(Data section):
# # # # #
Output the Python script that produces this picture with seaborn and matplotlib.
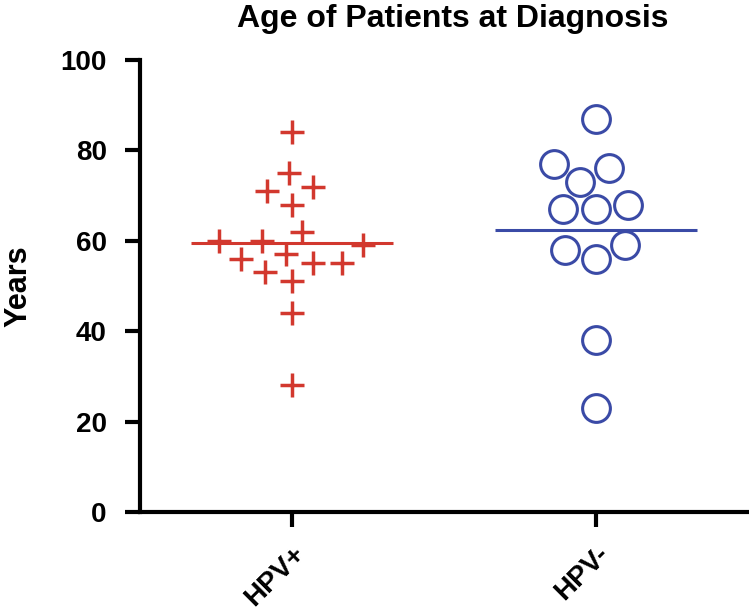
import numpy as np
import pandas as pd
import matplotlib
matplotlib.use("Agg")
import matplotlib.pyplot as plt
import seaborn as sns

# ages at diagnosis
groups = ["HPV+", "HPV-"]
hpv_pos = [84, 75, 71, 72, 68, 62, 59, 60, 60, 56, 57, 55, 55, 53, 51, 44, 28]
hpv_neg = [87, 77, 73, 76, 67, 67, 68, 59, 56, 58, 38, 23]
red = "#d2382e"
blue = "#3a4aa6"

data = pd.DataFrame({
    "group": ["HPV+"] * len(hpv_pos) + ["HPV-"] * len(hpv_neg),
    "age": hpv_pos + hpv_neg,
})

sns.set_style("ticks", {"axes.edgecolor": "black", "text.color": "black",
                        "axes.labelcolor": "black", "xtick.color": "black",
                        "ytick.color": "black"})
plt.rcParams["font.family"] = ["Liberation Sans", "DejaVu Sans"]
plt.rcParams["font.weight"] = "bold"

fig = plt.figure(figsize=(7.49, 6.12), dpi=100)
ax = fig.add_axes([0.187, 0.1634, 0.810, 0.7386])

# swarm layout with a spacing size, markers enlarged afterwards
sns.swarmplot(data=data[data.group == "HPV+"], x="group", y="age", order=groups,
              marker="+", color=red, size=15, linewidth=2.5, ax=ax)
n_pos = len(ax.collections)
sns.swarmplot(data=data[data.group == "HPV-"], x="group", y="age", order=groups,
              marker="o", color="white", edgecolor=blue, size=26, linewidth=2.2, ax=ax)
for i, c in enumerate(ax.collections):
    c.set_sizes([17 ** 2] if i < n_pos else [20 ** 2])

# mean lines
sns.pointplot(data=data, x="group", y="age", order=groups, estimator="mean",
              errorbar=None, linestyle="none", marker="_", markersize=145,
              markeredgewidth=2.2, hue="group", palette=[red, blue], legend=False, ax=ax)

ax.set_xlim(-0.5, 1.497)
ax.set_ylim(0, 100)
ax.set_yticks([0, 20, 40, 60, 80, 100])
ax.set_xlabel("")
ax.set_ylabel("Years", fontsize=22, fontweight="bold", color="black")
ax.yaxis.set_label_coords(-0.175, 0.5)
ax.tick_params(axis="both", width=3, length=11, labelsize=20, colors="black")
ax.tick_params(axis="y", pad=13)
ax.tick_params(axis="x", pad=10)
plt.setp(ax.get_xticklabels(), rotation=45, ha="right", rotation_mode="anchor")
for s in ["left", "bottom"]:
    ax.spines[s].set_linewidth(3)
    ax.spines[s].set_color("black")
sns.despine(ax=ax)

ax.set_title("Age of Patients at Diagnosis", fontsize=23, fontweight="bold", pad=24,
             x=0.516, color="black")

fig.savefig("out.png", dpi=100)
# # # # #
(Requirement): Reproduce the listing exactly. Leave its pictures out.

(Exercise response):
Output the Python script that produces this picture with seaborn and matplotlib.
import numpy as np
import pandas as pd
import matplotlib
matplotlib.use("Agg")
import matplotlib.pyplot as plt
import seaborn as sns

# ages at diagnosis
groups = ["HPV+", "HPV-"]
hpv_pos = [84, 75, 71, 72, 68, 62, 59, 60, 60, 56, 57, 55, 55, 53, 51, 44, 28]
hpv_neg = [87, 77, 73, 76, 67, 67, 68, 59, 56, 58, 38, 23]
red = "#d2382e"
blue = "#3a4aa6"

data = pd.DataFrame({
    "group": ["HPV+"] * len(hpv_pos) + ["HPV-"] * len(hpv_neg),
    "age": hpv_pos + hpv_neg,
})

sns.set_style("ticks", {"axes.edgecolor": "black", "text.color": "black",
                        "axes.labelcolor": "black", "xtick.color": "black",
                        "ytick.color": "black"})
plt.rcParams["font.family"] = ["Liberation Sans", "DejaVu Sans"]
plt.rcParams["font.weight"] = "bold"

fig = plt.figure(figsize=(7.49, 6.12), dpi=100)
ax = fig.add_axes([0.187, 0.1634, 0.810, 0.7386])

# swarm layout with a spacing size, markers enlarged afterwards
sns.swarmplot(data=data[data.group == "HPV+"], x="group", y="age", order=groups,
              marker="+", color=red, size=15, linewidth=2.5, ax=ax)
n_pos = len(ax.collections)
sns.swarmplot(data=data[data.group == "HPV-"], x="group", y="age", order=groups,
              marker="o", color="white", edgecolor=blue, size=26, linewidth=2.2, ax=ax)
for i, c in enumerate(ax.collections):
    c.set_sizes([17 ** 2] if i < n_pos else [20 ** 2])

# mean lines
sns.pointplot(data=data, x="group", y="age", order=groups, estimator="mean",
              errorbar=None, linestyle="none", marker="_", markersize=145,
              markeredgewidth=2.2, hue="group", palette=[red, blue], legend=False, ax=ax)

ax.set_xlim(-0.5, 1.497)
ax.set_ylim(0, 100)
ax.set_yticks([0, 20, 40, 60, 80, 100])
ax.set_xlabel("")
ax.set_ylabel("Years", fontsize=22, fontweight="bold", color="black")
ax.yaxis.set_label_coords(-0.175, 0.5)
ax.tick_params(axis="both", width=3, length=11, labelsize=20, colors="black")
ax.tick_params(axis="y", pad=13)
ax.tick_params(axis="x", pad=10)
plt.setp(ax.get_xticklabels(), rotation=45, ha="right", rotation_mode="anchor")
for s in ["left", "bottom"]:
    ax.spines[s].set_linewidth(3)
    ax.spines[s].set_color("black")
sns.despine(ax=ax)

ax.set_title("Age of Patients at Diagnosis", fontsize=23, fontweight="bold", pad=24,
             x=0.516, color="black")

fig.savefig("out.png", dpi=100)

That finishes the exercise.